Other experts agree, saying compelling medical testimony could convince jurors the initial autopsy and investigation that concluded Savio died accidentally simply were wrong.
“You can make a case they missed something,” said veteran defense attorney Terry Ekl, a former Cook County prosecutor.
The hearsay evidence prosecutors expect to use is intended to bolster the medical findings that Savio was murdered and also point to Peterson as her attacker.
That evidence includes written statements Savio made to police and a prosecutor in which she alleged Peterson threatened her with a knife during a 2002 confrontation in her home.
She made similar allegations in conversations that same year with her sister, while she told a friend Peterson grabbed her by the throat and claimed he could kill her and make her death look like an accident.
A crucial statement from Stacy Peterson likely to be heard at the trial alleges that she was coached by Peterson to lie and tell police he was home with her on the night authorities contend Savio was killed.
In 2007, Stacy allegedly told her minister, Rev. Neil Schori, she saw Peterson return to their Bolingbrook late at night, dressed in black and carrying a bag of women’s clothes that weren’t hers.
Tough road to conviction
Even if prosecutors can convince jurors that Savio’s death was a murder and use Stacy Peterson’s purported statements to her minister to undercut Peterson’s alibi, it doesn’t mean he’ll be found guilty, several experts said.
“The prosecution still has a difficult time proving Drew Peterson killed her,” Ekl said.
Jurors may feel there are suspicious circumstances surrounding Savio’s death, but still not believe there’s enough evidence to convict Peterson — or anyone — of murdering her, said Stuart Chanen, a former federal prosecutor.
Other hearsay statements from Savio and Stacy Peterson that may be allowed as evidence by Judge Edward Burmila could help corroborate their claims, prosecutors have said.
Stacy also allegedly told a friend, Scott Russetto, a similar account about discovering Peterson returning to their home the night before Savio was discovered dead.
Even those statements, however, don’t definitively put Peterson inside Savio’s Bolingbrook house in the hours before she was found dead on March 1, 2004.
Peterson’s lawyers have dismissed the hearsay statements as concocted or uncorroborated, arguing prosecutors lack any evidence to show Peterson played a role in his former wife’s death—which they repeatedly have said was an accidental drowning.
That will be clear to jurors when they hear the evidence, his lawyers have predicted.
“And they’re not going to be able to find he did it because there’s no evidence that he did it,” defense attorney Steve Greenberg has said.
Medical experts called by Peterson’s attorneys are expected to testify that Savio fell and accidentally drowned in her own bathtub.
It’s never clear, though, how much jurors rely on conflicting testimony from dueling experts.
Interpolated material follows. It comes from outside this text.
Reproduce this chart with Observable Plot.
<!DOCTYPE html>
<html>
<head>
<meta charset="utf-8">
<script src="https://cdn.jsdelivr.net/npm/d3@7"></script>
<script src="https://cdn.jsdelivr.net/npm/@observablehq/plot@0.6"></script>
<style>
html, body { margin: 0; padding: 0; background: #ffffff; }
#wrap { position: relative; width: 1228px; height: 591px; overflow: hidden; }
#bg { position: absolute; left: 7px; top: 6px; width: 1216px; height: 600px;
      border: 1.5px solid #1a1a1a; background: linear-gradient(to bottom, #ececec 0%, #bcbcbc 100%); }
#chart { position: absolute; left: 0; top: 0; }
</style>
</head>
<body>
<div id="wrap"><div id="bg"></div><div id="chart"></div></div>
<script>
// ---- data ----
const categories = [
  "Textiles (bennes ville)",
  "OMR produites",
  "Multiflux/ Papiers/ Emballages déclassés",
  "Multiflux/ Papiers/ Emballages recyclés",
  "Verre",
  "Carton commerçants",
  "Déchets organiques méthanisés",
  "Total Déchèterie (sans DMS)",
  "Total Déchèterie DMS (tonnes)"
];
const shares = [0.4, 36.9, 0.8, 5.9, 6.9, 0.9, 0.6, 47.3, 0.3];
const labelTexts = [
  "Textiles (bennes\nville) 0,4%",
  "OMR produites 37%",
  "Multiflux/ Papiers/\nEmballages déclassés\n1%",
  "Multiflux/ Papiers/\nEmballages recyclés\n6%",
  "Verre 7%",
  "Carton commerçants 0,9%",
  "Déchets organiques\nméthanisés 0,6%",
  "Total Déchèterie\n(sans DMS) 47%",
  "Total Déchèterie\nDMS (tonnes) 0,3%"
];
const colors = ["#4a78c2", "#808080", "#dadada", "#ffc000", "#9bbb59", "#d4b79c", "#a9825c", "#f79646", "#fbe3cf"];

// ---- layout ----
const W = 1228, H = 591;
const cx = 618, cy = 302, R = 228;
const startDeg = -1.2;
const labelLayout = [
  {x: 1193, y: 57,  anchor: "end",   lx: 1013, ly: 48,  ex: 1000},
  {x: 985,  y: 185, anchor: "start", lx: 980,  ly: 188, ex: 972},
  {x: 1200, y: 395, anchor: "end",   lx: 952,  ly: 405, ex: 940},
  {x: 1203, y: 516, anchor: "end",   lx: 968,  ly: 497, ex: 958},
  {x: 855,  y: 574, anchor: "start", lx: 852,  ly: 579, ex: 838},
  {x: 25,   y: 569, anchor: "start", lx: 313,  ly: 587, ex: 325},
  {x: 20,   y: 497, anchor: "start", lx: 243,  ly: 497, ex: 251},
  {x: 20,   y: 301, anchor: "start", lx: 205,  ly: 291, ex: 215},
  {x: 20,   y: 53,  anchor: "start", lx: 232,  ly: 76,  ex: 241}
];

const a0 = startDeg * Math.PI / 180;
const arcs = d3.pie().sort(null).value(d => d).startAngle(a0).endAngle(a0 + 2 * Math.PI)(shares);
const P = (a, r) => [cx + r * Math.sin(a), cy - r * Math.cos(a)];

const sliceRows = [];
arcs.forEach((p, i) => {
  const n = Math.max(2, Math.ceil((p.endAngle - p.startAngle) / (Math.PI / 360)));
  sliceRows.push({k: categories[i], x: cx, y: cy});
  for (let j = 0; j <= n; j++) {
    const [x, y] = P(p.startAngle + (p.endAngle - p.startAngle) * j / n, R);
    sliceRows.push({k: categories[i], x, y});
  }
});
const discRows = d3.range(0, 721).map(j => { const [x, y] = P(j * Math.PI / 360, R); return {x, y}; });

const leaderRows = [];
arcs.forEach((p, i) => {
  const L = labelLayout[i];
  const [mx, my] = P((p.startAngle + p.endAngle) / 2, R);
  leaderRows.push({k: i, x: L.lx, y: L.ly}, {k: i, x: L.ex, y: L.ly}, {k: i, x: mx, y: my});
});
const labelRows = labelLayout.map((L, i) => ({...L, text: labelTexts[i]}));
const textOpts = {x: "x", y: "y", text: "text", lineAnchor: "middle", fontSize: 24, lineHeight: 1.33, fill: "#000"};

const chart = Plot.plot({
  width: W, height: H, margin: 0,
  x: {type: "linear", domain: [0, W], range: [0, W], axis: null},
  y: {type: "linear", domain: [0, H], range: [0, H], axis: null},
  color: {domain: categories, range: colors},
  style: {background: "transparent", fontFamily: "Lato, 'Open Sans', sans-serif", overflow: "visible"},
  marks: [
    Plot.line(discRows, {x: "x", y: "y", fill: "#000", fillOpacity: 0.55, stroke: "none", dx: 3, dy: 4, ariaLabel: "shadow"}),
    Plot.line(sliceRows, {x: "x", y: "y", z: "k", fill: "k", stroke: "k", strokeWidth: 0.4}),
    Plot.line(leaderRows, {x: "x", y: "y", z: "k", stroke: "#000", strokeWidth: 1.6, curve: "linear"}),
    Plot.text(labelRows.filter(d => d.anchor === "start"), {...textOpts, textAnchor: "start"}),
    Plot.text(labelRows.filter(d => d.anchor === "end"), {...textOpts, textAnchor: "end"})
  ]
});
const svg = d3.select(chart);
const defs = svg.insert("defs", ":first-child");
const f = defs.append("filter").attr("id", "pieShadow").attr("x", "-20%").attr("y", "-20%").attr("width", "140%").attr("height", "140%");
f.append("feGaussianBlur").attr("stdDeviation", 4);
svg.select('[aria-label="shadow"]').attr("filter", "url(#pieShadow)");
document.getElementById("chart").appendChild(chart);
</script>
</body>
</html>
“Often, the jury cancels those out,” Ekl said. “The jury is going to look at the circumstances and evidence themselves. They’re not going to be driven by expert testimony.”
Jurors ultimately might base their verdict simply on which version of events — a tragic household accident or a carefully staged murder — makes the most sense to them.
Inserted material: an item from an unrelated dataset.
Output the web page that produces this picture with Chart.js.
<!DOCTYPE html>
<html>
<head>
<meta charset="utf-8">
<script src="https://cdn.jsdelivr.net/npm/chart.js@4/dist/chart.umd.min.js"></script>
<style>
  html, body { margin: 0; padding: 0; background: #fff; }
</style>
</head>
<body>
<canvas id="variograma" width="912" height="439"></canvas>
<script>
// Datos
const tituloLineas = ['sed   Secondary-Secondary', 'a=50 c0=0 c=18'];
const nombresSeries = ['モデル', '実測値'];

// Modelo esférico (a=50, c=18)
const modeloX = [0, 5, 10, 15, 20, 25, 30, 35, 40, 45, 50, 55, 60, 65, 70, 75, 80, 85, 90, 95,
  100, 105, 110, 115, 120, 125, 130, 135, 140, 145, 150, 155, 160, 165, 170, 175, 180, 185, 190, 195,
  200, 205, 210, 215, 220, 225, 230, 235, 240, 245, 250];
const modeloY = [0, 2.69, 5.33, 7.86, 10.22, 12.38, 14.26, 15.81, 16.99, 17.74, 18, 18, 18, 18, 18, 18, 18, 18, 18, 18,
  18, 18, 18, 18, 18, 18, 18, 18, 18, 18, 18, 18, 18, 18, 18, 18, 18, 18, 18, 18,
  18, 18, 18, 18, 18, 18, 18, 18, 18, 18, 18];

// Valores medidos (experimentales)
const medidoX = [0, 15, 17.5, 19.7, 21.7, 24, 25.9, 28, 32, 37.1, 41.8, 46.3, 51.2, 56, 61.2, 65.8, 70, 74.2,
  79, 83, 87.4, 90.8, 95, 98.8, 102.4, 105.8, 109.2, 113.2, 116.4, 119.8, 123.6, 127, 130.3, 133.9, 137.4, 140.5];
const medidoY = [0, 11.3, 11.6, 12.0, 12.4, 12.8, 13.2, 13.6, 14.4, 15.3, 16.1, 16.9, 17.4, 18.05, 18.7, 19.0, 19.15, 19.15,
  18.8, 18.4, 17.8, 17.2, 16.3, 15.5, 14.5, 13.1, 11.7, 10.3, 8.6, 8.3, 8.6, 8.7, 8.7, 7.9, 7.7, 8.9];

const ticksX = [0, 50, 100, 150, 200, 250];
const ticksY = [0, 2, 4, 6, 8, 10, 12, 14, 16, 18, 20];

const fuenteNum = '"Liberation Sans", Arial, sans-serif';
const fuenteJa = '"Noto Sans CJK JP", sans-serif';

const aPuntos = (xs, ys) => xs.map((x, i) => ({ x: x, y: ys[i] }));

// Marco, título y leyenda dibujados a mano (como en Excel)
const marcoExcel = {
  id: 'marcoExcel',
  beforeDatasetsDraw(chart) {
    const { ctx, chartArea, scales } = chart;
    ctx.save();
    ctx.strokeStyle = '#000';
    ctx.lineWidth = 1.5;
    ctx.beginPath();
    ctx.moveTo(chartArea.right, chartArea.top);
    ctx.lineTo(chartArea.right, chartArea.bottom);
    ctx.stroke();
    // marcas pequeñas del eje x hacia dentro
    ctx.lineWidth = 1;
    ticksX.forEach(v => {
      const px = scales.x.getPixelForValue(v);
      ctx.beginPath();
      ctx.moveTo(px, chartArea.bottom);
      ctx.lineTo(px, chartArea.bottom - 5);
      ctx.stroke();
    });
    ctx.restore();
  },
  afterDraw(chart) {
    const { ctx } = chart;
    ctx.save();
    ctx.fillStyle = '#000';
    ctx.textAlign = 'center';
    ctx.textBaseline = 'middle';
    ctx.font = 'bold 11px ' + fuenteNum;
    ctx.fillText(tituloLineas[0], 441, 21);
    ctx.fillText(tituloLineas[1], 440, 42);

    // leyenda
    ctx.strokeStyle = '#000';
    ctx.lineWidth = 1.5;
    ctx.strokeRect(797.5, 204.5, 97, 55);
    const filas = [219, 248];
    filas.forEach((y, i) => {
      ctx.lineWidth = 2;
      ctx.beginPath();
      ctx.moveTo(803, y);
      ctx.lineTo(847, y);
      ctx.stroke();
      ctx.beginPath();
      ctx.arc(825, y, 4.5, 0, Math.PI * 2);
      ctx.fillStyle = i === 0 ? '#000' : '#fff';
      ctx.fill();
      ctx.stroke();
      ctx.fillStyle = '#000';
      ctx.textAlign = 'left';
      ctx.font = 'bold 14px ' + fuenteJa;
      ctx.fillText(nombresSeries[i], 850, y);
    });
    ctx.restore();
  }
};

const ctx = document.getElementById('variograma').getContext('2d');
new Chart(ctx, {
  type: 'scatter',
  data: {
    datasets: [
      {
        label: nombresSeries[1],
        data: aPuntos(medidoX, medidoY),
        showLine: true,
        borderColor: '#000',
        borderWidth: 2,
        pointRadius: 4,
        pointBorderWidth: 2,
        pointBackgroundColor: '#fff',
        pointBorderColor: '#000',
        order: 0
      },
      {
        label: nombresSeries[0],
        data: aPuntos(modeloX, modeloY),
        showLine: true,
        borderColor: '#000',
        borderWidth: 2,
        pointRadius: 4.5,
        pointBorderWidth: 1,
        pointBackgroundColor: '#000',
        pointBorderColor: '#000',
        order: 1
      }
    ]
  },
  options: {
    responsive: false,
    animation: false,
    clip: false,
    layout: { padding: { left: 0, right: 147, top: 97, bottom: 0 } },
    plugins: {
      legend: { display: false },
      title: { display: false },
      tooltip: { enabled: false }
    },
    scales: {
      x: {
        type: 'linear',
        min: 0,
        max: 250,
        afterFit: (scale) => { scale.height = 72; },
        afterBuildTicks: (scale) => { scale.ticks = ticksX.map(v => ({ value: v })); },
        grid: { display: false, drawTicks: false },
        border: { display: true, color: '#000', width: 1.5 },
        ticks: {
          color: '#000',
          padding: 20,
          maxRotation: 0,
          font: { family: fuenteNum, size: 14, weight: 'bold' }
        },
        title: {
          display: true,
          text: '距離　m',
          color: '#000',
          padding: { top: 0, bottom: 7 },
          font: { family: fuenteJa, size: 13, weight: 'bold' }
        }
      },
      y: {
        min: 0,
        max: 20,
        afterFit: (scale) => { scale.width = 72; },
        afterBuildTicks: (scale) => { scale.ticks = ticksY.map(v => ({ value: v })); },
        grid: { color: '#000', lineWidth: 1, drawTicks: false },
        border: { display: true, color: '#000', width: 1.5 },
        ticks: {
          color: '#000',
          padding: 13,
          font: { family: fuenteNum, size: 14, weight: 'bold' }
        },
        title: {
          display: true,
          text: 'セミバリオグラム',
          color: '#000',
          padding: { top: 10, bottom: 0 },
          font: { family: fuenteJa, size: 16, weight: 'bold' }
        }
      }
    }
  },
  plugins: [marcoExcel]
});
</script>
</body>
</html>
“Jurors love circumstantial cases because they can be the detectives and put the case together,” said DeLuca, a lawyer for 33 years. “If they convict him, it’ll be because something didn’t make sense to them, it didn’t fit.”
State’s Attorney James Glasgow has declined to comment specifically about the evidence but spokesman Charles Pelkie said Friday prosecutors are “eager for the trial to begin.”
“The state’s attorney and his team will do their arguing in court,” Pelkie said.